Hamas is now isolated and to crown it all Donald Trump is entering the White House next week. They fear that will unshackle Israel from the constraints of Joe Biden who tried his best to prevent Netanyahu’s “total victory”. They also fear that Trump will do what Biden failed to do: force Qatar to expel their political leadership and also reduce the international pressure on Israel on which Hamas depends. There is every likelihood Trump will sanction the International Criminal Court and at the same time put the boot into the Israel haters at the UN.
All that is why Hamas has now accepted Israel’s red line: the IDF will maintain military forces in key strategic areas in Gaza and Israel retains the right to resume the war when the ceasefire ends.
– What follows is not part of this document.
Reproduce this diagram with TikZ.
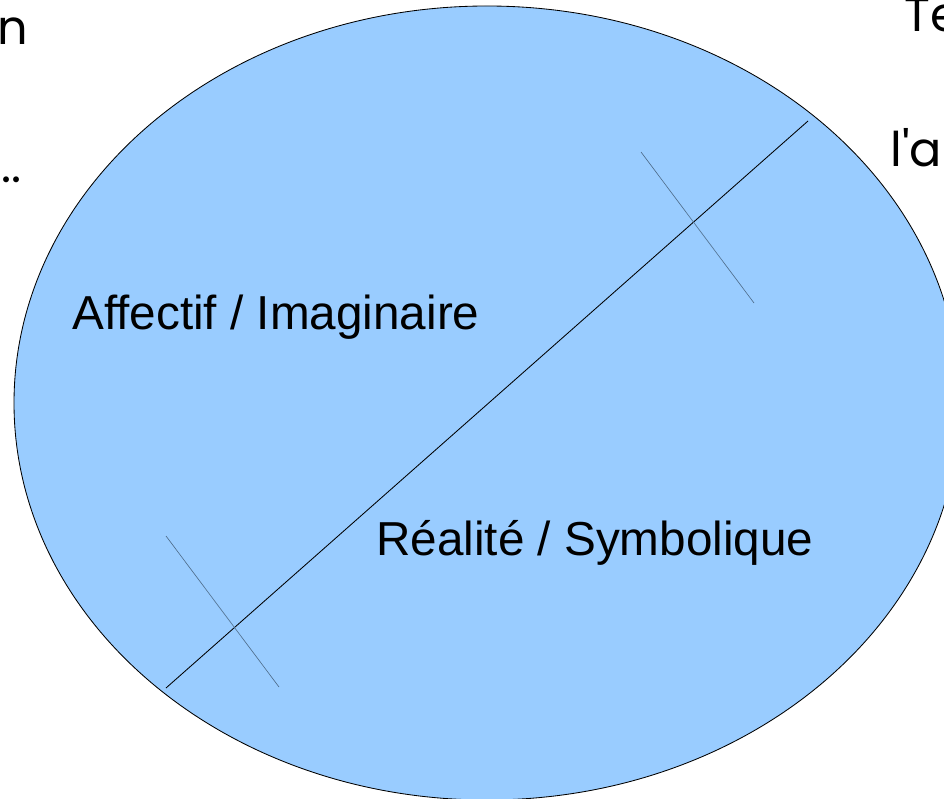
\documentclass[tikz,border=0pt]{standalone}
\usepackage{fontspec}
\setmainfont{Liberation Sans}
\newfontfamily\handfont{Poppins}
\usetikzlibrary{positioning}
\definecolor{ovalblue}{HTML}{99CCFF}
\definecolor{tickgray}{RGB}{80,110,140}

\begin{document}
\begin{tikzpicture}[
    x=0.025cm, y=-0.025cm,
    oval/.style={draw=black, line width=0.6pt, fill=ovalblue},
    lbl/.style={font=\fontsize{33.9}{40}\selectfont, inner sep=0pt, anchor=base west},
    side/.style={font=\handfont\fontsize{34}{40}\selectfont, inner sep=0pt,
                 anchor=base west},
    axis/.style={draw=black, line width=0.6pt},
    tick/.style={draw=tickgray, line width=0.45pt},
  ]
  \useasboundingbox (0,0) rectangle (944,799);
  \clip (0,0) rectangle (944,799);

  % Text of the slide, cut by the page edge
  \node[side] (lineN)  at (-3,45)   {n};
  \node[side] (lineDots) at (1,183) {..};
  \node[side] (lineTe) at (904,32)  {Te};
  \node[side] (lineLa) at (890,167) {l'a};

  % The oval
  \draw[oval] (487,403) ellipse [x radius=473, y radius=397];

  % Dividing line
  \coordinate (axisLow)  at (166,688);
  \coordinate (axisHigh) at (808,121);
  \draw[axis] (axisLow) -- (axisHigh);

  % Tick marks across the line
  \coordinate (tickHighA) at (641,152);
  \coordinate (tickHighB) at (754,303);
  \coordinate (tickLowA)  at (166,536);
  \coordinate (tickLowB)  at (279,687);
  \draw[tick] (tickHighA) -- (tickHighB);
  \draw[tick] (tickLowA) -- (tickLowB);

  % The two halves
  \node[lbl] (affect)  at (72,330)  {Affectif / Imaginaire};
  \node[lbl] (reality) at (376,555) {Réalité / Symbolique};
\end{tikzpicture}
\end{document}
The terrorist organisation will meanwhile be planning to utilise its international backers to pressure Israel not to resume hostilities – including the useful idiots who parade on our streets and university campuses every week.
But while any hostages are retained in Gaza and while Hamas continues to represent a threat to its people, Israel can and should go back on the attack. For that they will have Trump’s backing. His nomination for National Security Advisor, Mike Waltz, told Fox News: “I’d like to make something very clear to the Israelis, if you need to go back in, we are with you. We are 100 per cent committed to destroying Hamas as a military organisation”.
Meanwhile the focus of the war is likely to shift to the head of the jihadist octopus, Iran. Netanyahu and Trump have almost certainly already agreed on that, and this deal should be seen as one element of their joint strategy. Eliminating the ayatollahs’ nuclear programme and further undermining their regional proxy network is vital. Isolating Iran and strengthening Israel’s security is not a military project alone. Trump is also likely to return to the Abraham Accords, bringing Saudi Arabia into the fold. The prospect of that alarmed Iran so much that it triggered Hamas’s murderous atrocities on 7th October.
Nevertheless, those who are horrified by this deal are right to highlight its grave risks. It seems to involve release of more than a thousand Palestinian terrorists in exchange for 33 Israeli hostages. And a cessation will give Hamas some opportunity to regroup and rebuild its capabilities. Above all it leaves Hamas in a position to maintain its stranglehold on Gaza’s population. That would certainly be disastrous and the eventual eradication or survival of Hamas will be the true measure of the success or otherwise of this ceasefire.